§ **What the exercise asks**
Exactly as written, quote every line that follows, skipping the images.

§ **Dataset excerpt**
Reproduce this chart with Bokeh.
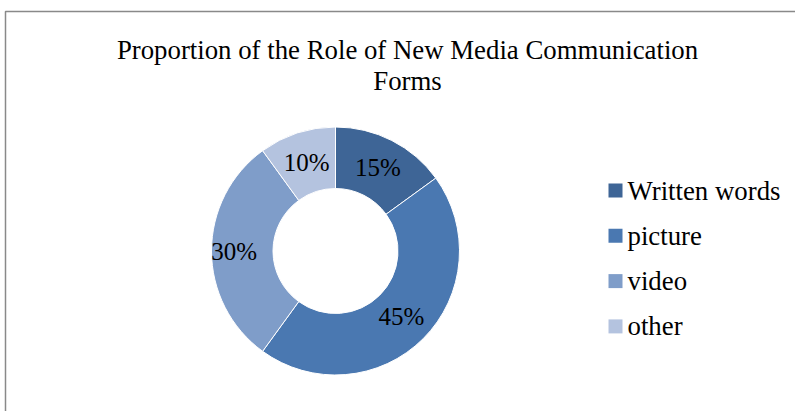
import math
from bokeh.plotting import figure
from bokeh.models import Range1d, ColumnDataSource
from bokeh.core.properties import value
from bokeh.embed import file_html
from bokeh.resources import INLINE

# ---- data ----
categories = ["Written words", "picture", "video", "other"]
shares = [15, 45, 30, 10]
colors = ["#3E6596", "#4A78B1", "#7F9DC9", "#B4C3DF"]
title_lines = ["Proportion of the Role of New Media Communication", "Forms"]

W, H = 795, 411
FONT = "Liberation Serif"

p = figure(width=W, height=H, output_backend="svg", toolbar_location=None,
           x_range=Range1d(0, W), y_range=Range1d(0, H),
           min_border=0, outline_line_color=None)
p.axis.visible = False
p.grid.visible = False
p.background_fill_color = "white"
p.border_fill_color = "white"

# chart border
p.quad(left=[5], right=[W + 20], top=[H - 11], bottom=[-20],
       fill_alpha=0, line_color="#898989", line_width=1.5)

# title
p.text(x=[407, 407], y=[H - 49, H - 80], text=title_lines,
       text_font=value(FONT), text_font_size="26.8px", text_color="black",
       text_align="center", text_baseline="alphabetic")

# donut
cx, cy = 335, H - 250.5
R_out, R_in = 124, 62.5
total = sum(shares)
starts, ends, mids = [], [], []
acc = 0.0
for s in shares:
    a0 = math.pi / 2 - 2 * math.pi * acc / total
    acc += s
    a1 = math.pi / 2 - 2 * math.pi * acc / total
    starts.append(a1)
    ends.append(a0)
    mids.append((a0 + a1) / 2)

src = ColumnDataSource(dict(start=starts, end=ends, color=colors))
p.annular_wedge(x=cx, y=cy, inner_radius=R_in, outer_radius=R_out,
                start_angle="start", end_angle="end", fill_color="color",
                line_color="white", line_width=1, source=src)

R_lab = (R_out + R_in) / 2
lab_x = [cx + R_lab * math.cos(m) for m in mids]
lab_y = [cy + R_lab * math.sin(m) for m in mids]
lab_x[2] -= 8
p.text(x=lab_x, y=lab_y, text=[f"{s}%" for s in shares],
       text_font=value(FONT), text_font_size="25px", text_color="black",
       text_align="center", text_baseline="middle")

# legend
leg_y = [H - (190 + 45.3 * i) for i in range(len(categories))]
p.rect(x=[615] * 4, y=leg_y, width=14, height=14, fill_color=colors,
       line_color=None)
p.text(x=[627] * 4, y=leg_y, text=categories, text_font=value(FONT),
       text_font_size="26.8px", text_color="black", text_align="left",
       text_baseline="middle")

open("out.html", "w").write(file_html(p, INLINE))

§ **Answer to this problem**
Reproduce this chart with Bokeh.
import math
from bokeh.plotting import figure
from bokeh.models import Range1d, ColumnDataSource
from bokeh.core.properties import value
from bokeh.embed import file_html
from bokeh.resources import INLINE

# ---- data ----
categories = ["Written words", "picture", "video", "other"]
shares = [15, 45, 30, 10]
colors = ["#3E6596", "#4A78B1", "#7F9DC9", "#B4C3DF"]
title_lines = ["Proportion of the Role of New Media Communication", "Forms"]

W, H = 795, 411
FONT = "Liberation Serif"

p = figure(width=W, height=H, output_backend="svg", toolbar_location=None,
           x_range=Range1d(0, W), y_range=Range1d(0, H),
           min_border=0, outline_line_color=None)
p.axis.visible = False
p.grid.visible = False
p.background_fill_color = "white"
p.border_fill_color = "white"

# chart border
p.quad(left=[5], right=[W + 20], top=[H - 11], bottom=[-20],
       fill_alpha=0, line_color="#898989", line_width=1.5)

# title
p.text(x=[407, 407], y=[H - 49, H - 80], text=title_lines,
       text_font=value(FONT), text_font_size="26.8px", text_color="black",
       text_align="center", text_baseline="alphabetic")

# donut
cx, cy = 335, H - 250.5
R_out, R_in = 124, 62.5
total = sum(shares)
starts, ends, mids = [], [], []
acc = 0.0
for s in shares:
    a0 = math.pi / 2 - 2 * math.pi * acc / total
    acc += s
    a1 = math.pi / 2 - 2 * math.pi * acc / total
    starts.append(a1)
    ends.append(a0)
    mids.append((a0 + a1) / 2)

src = ColumnDataSource(dict(start=starts, end=ends, color=colors))
p.annular_wedge(x=cx, y=cy, inner_radius=R_in, outer_radius=R_out,
                start_angle="start", end_angle="end", fill_color="color",
                line_color="white", line_width=1, source=src)

R_lab = (R_out + R_in) / 2
lab_x = [cx + R_lab * math.cos(m) for m in mids]
lab_y = [cy + R_lab * math.sin(m) for m in mids]
lab_x[2] -= 8
p.text(x=lab_x, y=lab_y, text=[f"{s}%" for s in shares],
       text_font=value(FONT), text_font_size="25px", text_color="black",
       text_align="center", text_baseline="middle")

# legend
leg_y = [H - (190 + 45.3 * i) for i in range(len(categories))]
p.rect(x=[615] * 4, y=leg_y, width=14, height=14, fill_color=colors,
       line_color=None)
p.text(x=[627] * 4, y=leg_y, text=categories, text_font=value(FONT),
       text_font_size="26.8px", text_color="black", text_align="left",
       text_baseline="middle")

open("out.html", "w").write(file_html(p, INLINE))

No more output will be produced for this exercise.